Rock, Paper, Scissors, Shoot!
This example (found on Wikipedia) is based on the game Rock, Paper, Scissors. (If you don't know how to play look here; if you want to get some practice in, play here.) Recall that Rock beats Scissors, Scissors beats Paper, and Paper beats Rock (for some reason). Let r, p, and s represent rock, paper, and scissors respectively, and let x * y mean "x is played against y." After a match is played, the match is equal to the winner of the match; in a tie, the winner is whatever hand was played.

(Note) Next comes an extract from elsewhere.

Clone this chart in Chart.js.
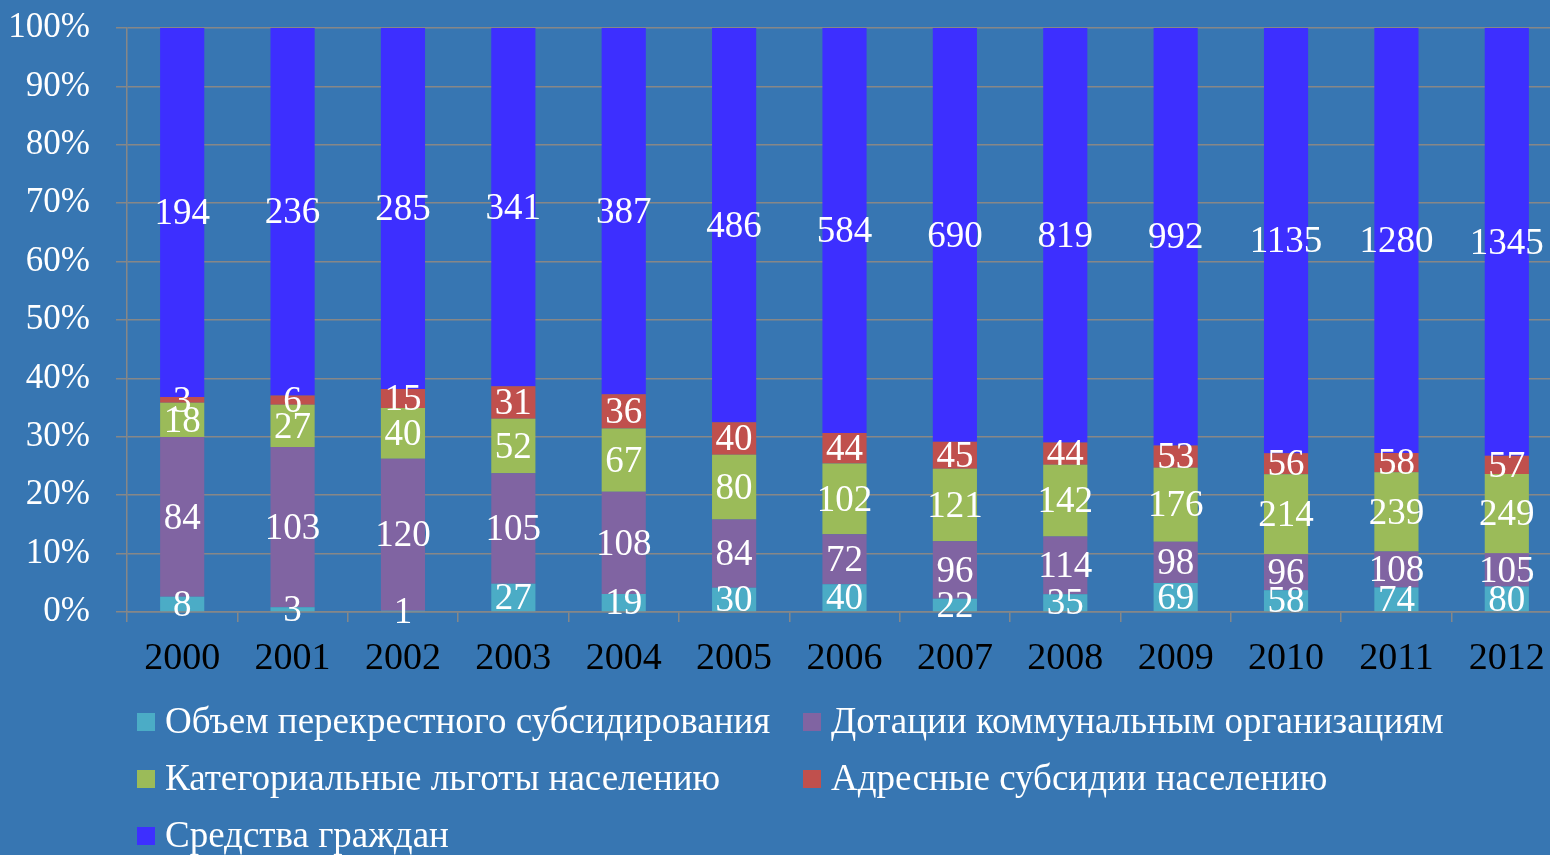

Some examples:
English Language Version | Notation |
"rock is played against paper and paper wins" | r * p = p |
"scissors is played against paper and scissors wins" | s * p = s |
"paper is played against paper and paper wins" | p * p = p |
Like before, we can keep all of our information organized by arraigning it as a table:
* | r | p | s |
r | r | p | r |
p | p | p | s |
s | r | s | s |
You can tell by the symmetry of the table that it's commutative (the order in which you evaluate expressions doesn't matter). However, it's non-associative:
(s * p) * r = s * r = r
but
s * (p * r) = s * p = s
It doesn't matter what order you evaluate terms, but it matters very much how you group them.
Conclusion
On this three part adventure (no, I don't think adventure is hyperbole) we've looked at structures that were commutative and associative, commutative and non-associative, non-commutative and associative, and non-commutative and non-associative. The table gives an example from all four categories:
Commutative | Non-Commutative | |
Associative | Addition | Triangle Transformations |
Non Associative | Rock, Paper, Scissors | Division |
This shows that commutativity and associativity are independent notions. If you have one, that doesn't say anything about whether you have the other.